Emma Tustin was jailed for at least 29 years for murdering her stepson Arthur Labinjo-Hughes.
Arthur Labinjo-Hughes’s maternal grandfather has said he “can’t understand” why warnings about the six-year-old’s care were not heeded.
On Friday, 3 December Emma Tustin, Arthur’s stepmother, was found guilty of murder and sentenced to a minimum of 29 years.
His father Thomas Hughes was found guilty of manslaughter and sentenced to 21 years. Arthur’s biological mother, Olivia Labinjo-Halcrow, is currently serving an 11 year sentence for manslaughter.
Arthur’s grandfather Peter Halcrow said someone should have stepped in when “alarm bells” were ringing in the case of his grandson.
He told BBC Radio 4’s Today programme the little boy had been “well loved and well looked after” by his paternal grandparents.

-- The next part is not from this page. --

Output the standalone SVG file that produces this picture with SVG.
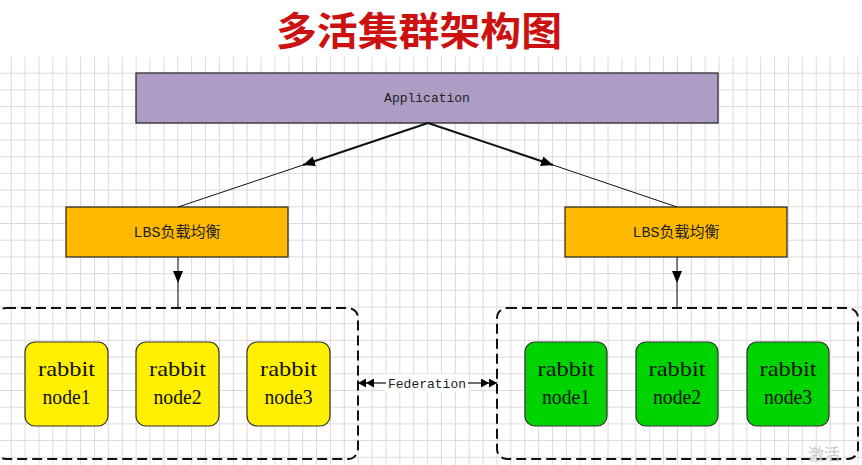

He said: “They’re decent people, and they were very concerned, and they issued warnings which were ignored, shall we say.
“I can’t understand why something wasn’t done about it.
“I don’t know who runs Solihull social services or who went round to the house, because they were called and they must have had a snapshot of the house, and they must have felt everything was fine.”
Asked what he would like reviews into the six-year-old’s death to consider, Mr Halcrow told Today: “It’s not as if it was a kind of ‘passing by’ thing. I mean, people were flagging up there were problems and social services got involved and said there was nothing to worry about.”
He continued: “How can you ask me what I would like them to consider? I mean, they must have a tick-list to do, ‘house is clean, everything’s tidy, blah, blah, blah, so we’ll not worry about it’.
“If alarm bells are ringing all around, even neighbour statements, then surely, there must be someone or some kind of body that can step in and say ‘right, we’re taking that child out of that situation’, you know?
“If the father is not man enough to do that himself then someone has to say ‘this child is suffering and needs help’ and take them out of the situation. And I guess that’s what social services are for.”
Major review launched into circumstances around Arthur’s death
Mr Halcrow’s comments come after the chief inspector of Ofsted said an investigation into child protection services in Solihull is due to get underway next week.
Arthur had been seen by social workers just two months before his death, but they concluded there were “no safeguarding concerns”.
The Government has also announced a major review into the circumstances which led to the murder of the six-year-old.
The review will aim to determine what improvements are needed by the agencies that came into contact with Arthur Labinjo-Hughes. in the months before he was murdered by stepmother Emma Tustin at their home in Solihull.
His father Thomas Hughes has been jailed for manslaughter.